++++ Source excerpt

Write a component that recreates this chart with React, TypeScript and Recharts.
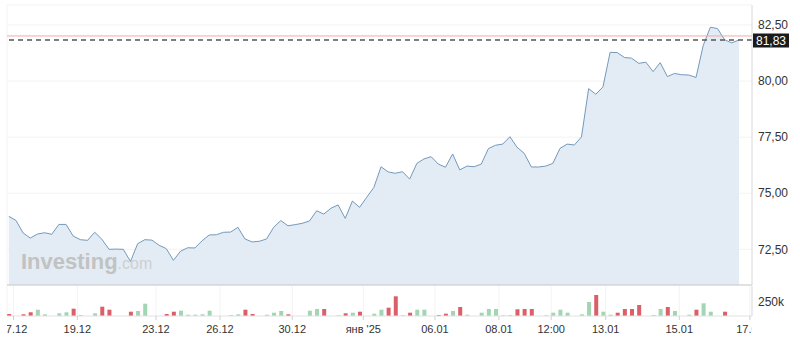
import React from 'react';
import { ComposedChart, Area, Bar, Cell, XAxis, YAxis, CartesianGrid, ReferenceLine } from 'recharts';

const prices = [
  73.97, 73.79, 73.23, 73.0, 73.18, 73.24, 73.17, 73.61, 73.61, 73.09,
  72.93, 72.9, 73.26, 72.95, 72.5, 72.51, 72.5, 71.96, 72.75, 72.93,
  72.91, 72.68, 72.53, 72.01, 72.42, 72.57, 72.56, 72.88, 73.14, 73.15,
  73.26, 73.27, 73.48, 72.96, 72.83, 72.86, 72.96, 73.48, 73.78, 73.55,
  73.6, 73.66, 73.76, 74.22, 74.07, 74.33, 74.48, 73.88, 74.65, 74.37,
  74.82, 75.26, 76.18, 75.95, 75.89, 75.96, 75.63, 76.33, 76.53, 76.63,
  76.3, 76.16, 76.75, 76.04, 76.21, 76.18, 76.3, 76.99, 77.14, 77.19,
  77.52, 77.05, 76.78, 76.17, 76.17, 76.21, 76.33, 77.0, 77.19, 77.15,
  77.51, 79.66, 79.41, 79.74, 81.28, 81.27, 81.05, 81.02, 80.79, 80.84,
  80.42, 80.82, 80.2, 80.34, 80.28, 80.27, 80.16, 81.58, 82.4, 82.34,
  81.84, 81.7, 81.83,
];

// volume in thousands
const volumes = [
  34, 0, 29, 63, 107, 29, 0, 46, 63, 124,
  17, 0, 46, 158, 107, 0, 0, 73, 85, 209,
  0, 0, 34, 73, 90, 22, 22, 29, 90, 0,
  0, 17, 29, 107, 34, 0, 22, 56, 85, 29,
  0, 0, 90, 119, 119, 0, 12, 46, 56, 73,
  0, 39, 107, 141, 335, 12, 56, 107, 107, 0,
  17, 39, 85, 153, 22, 0, 56, 119, 119, 12,
  17, 114, 119, 119, 0, 12, 56, 107, 56, 0,
  29, 238, 357, 73, 22, 56, 119, 119, 187, 0,
  17, 119, 153, 85, 0, 22, 107, 216, 73, 0,
  73, 0, 0,
];

// u = up (green), d = down (red)
const volumeDirection = [
  'd', 'u', 'd', 'd', 'u', 'u', 'u', 'u', 'u', 'd',
  'u', 'u', 'u', 'd', 'd', 'u', 'u', 'd', 'u', 'u',
  'u', 'u', 'd', 'd', 'u', 'u', 'u', 'u', 'u', 'u',
  'u', 'u', 'u', 'd', 'd', 'u', 'u', 'u', 'u', 'd',
  'u', 'u', 'u', 'u', 'd', 'u', 'u', 'd', 'u', 'd',
  'u', 'u', 'u', 'd', 'd', 'u', 'd', 'u', 'u', 'u',
  'd', 'd', 'u', 'd', 'u', 'u', 'u', 'u', 'u', 'u',
  'u', 'd', 'd', 'd', 'u', 'u', 'u', 'u', 'u', 'u',
  'u', 'u', 'd', 'u', 'u', 'd', 'd', 'd', 'd', 'u',
  'u', 'u', 'd', 'u', 'u', 'u', 'd', 'u', 'u', 'u',
  'd', 'u', 'u',
];

const xTickValues = [0.66, 9.57, 20.56, 29.5, 39.6, 49.52, 59.53, 68.47, 75.77, 83.38, 93.66, 103.53];
const xTickLabels = ['17.12', '19.12', '23.12', '26.12', '30.12', "янв '25", '06.01', '08.01', '12:00', '13.01', '15.01', '17.01'];
const priceTicks = [72.5, 75, 77.5, 80, 82.5];
const volumeTicks = [250];
const lastPrice = 81.83;
const alertLevel = 82.01;

const data = prices.map((p, i) => ({ i, price: p, volume: volumes[i], dir: volumeDirection[i] }));

const W = 800;
const PLOT_LEFT = 7;
const AXIS_W = 48;
const X_DOMAIN: [number, number] = [-0.25, 103.82];
const PRICE_DOMAIN: [number, number] = [70.91, 83.39];
const VOLUME_DOMAIN: [number, number] = [0, 510];

const fmtPrice = (v: number) => v.toFixed(2).replace('.', ',');

const XTick = (props: any) => {
  const { x, y, payload, index } = props;
  const id = `xclip-${index}`;
  const k = xTickValues.indexOf(payload.value);
  const label = k >= 0 ? xTickLabels[k] : '';
  return (
    <g>
      <defs>
        <clipPath id={id}>
          <rect x={PLOT_LEFT} y={y - 12} width={W - AXIS_W - PLOT_LEFT} height={32} />
        </clipPath>
      </defs>
      <text x={x} y={y} dy="0.71em" textAnchor="middle" fontSize={11} fill="#333" clipPath={`url(#${id})`}>
        {label}
      </text>
    </g>
  );
};

const PriceTag = (props: any) => {
  const vb = props.viewBox || {};
  const x = (vb.x || 0) + (vb.width || 0);
  const y = vb.y || 0;
  return (
    <g>
      <rect x={x + 1} y={y - 6.5} width={36} height={14} fill="#1b1b1b" />
      <text x={x + 19} y={y + 0.5} dy="0.355em" textAnchor="middle" fontSize={12} fill="#fff">
        {fmtPrice(lastPrice)}
      </text>
    </g>
  );
};

export default function App() {
  return (
    <div
      style={{
        position: 'absolute',
        left: 0,
        top: 0,
        width: 800,
        height: 344,
        background: '#fff',
        overflow: 'hidden',
        fontFamily: 'Arial, "Liberation Sans", sans-serif',
      }}
    >
      <div style={{ position: 'absolute', left: 0, top: 0 }}>
        <ComposedChart width={800} height={286} data={data} margin={{ top: 5, right: 0, bottom: 0, left: PLOT_LEFT }}>
          <CartesianGrid stroke="#f3f3f3" />
          <XAxis
            dataKey="i"
            type="number"
            domain={X_DOMAIN}
            ticks={xTickValues}
            allowDataOverflow
            tick={false}
            tickLine={false}
            height={1}
            axisLine={{ stroke: '#c9c9c9' }}
            interval={0}
          />
          <YAxis
            orientation="right"
            width={AXIS_W}
            domain={PRICE_DOMAIN}
            ticks={priceTicks}
            allowDataOverflow
            tickFormatter={fmtPrice}
            tickSize={0}
            tickLine={false}
            tickMargin={6}
            axisLine={{ stroke: '#dedede' }}
            tick={{ fill: '#333', fontSize: 12 }}
            interval={0}
          />
          <Area
            type="linear"
            dataKey="price"
            stroke="#7499bb"
            strokeWidth={1}
            fill="#e3ecf5"
            fillOpacity={1}
            isAnimationActive={false}
            dot={false}
            activeDot={false}
          />
          <ReferenceLine y={alertLevel} stroke="#f2a9a9" strokeWidth={1} />
          <ReferenceLine y={lastPrice} stroke="#555" strokeDasharray="5 4" strokeWidth={1.5} label={PriceTag} />
        </ComposedChart>
      </div>
      <div style={{ position: 'absolute', left: 0, top: 286 }}>
        <ComposedChart width={800} height={58} data={data} margin={{ top: 0, right: 0, bottom: 0, left: PLOT_LEFT }}>
          <CartesianGrid stroke="#f3f3f3" horizontal={false} />
          <XAxis
            dataKey="i"
            type="number"
            domain={X_DOMAIN}
            ticks={xTickValues}
            allowDataOverflow
            height={28}
            tickSize={4}
            tickMargin={5}
            tickLine={{ stroke: '#cfcfcf' }}
            axisLine={{ stroke: '#e2e2e2' }}
            tick={XTick}
            interval={0}
          />
          <YAxis
            orientation="right"
            width={AXIS_W}
            domain={VOLUME_DOMAIN}
            ticks={volumeTicks}
            allowDataOverflow
            tickFormatter={(v: number) => `${v}k`}
            tickSize={0}
            tickLine={false}
            tickMargin={6}
            axisLine={{ stroke: '#dedede' }}
            tick={{ fill: '#333', fontSize: 12 }}
            interval={0}
          />
          <Bar dataKey="volume" barSize={4} isAnimationActive={false}>
            {data.map((d) => (
              <Cell key={d.i} fill={d.dir === 'd' ? '#db5f69' : '#a2d5b3'} />
            ))}
          </Bar>
        </ComposedChart>
      </div>
      <svg width={800} height={344} style={{ position: 'absolute', left: 0, top: 0, pointerEvents: 'none' }}>
        <text x={21} y={269} fontSize={22} fontWeight="bold" fill="#c2c2c2">
          Investing
          <tspan fontWeight="normal" fontSize={16} fill="#cfcfcf">.com</tspan>
        </text>
      </svg>
    </div>
  );
}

++++++++

## Required work
From the first line above down to the line with "YAxis, CartesianGrid, ReferenceLine", reproduce every line and no others, omitting pictures.

## Output below
Write a component that recreates this chart with React, TypeScript and Recharts.
import React from 'react';
import { ComposedChart, Area, Bar, Cell, XAxis, YAxis, CartesianGrid, ReferenceLine } from 'recharts';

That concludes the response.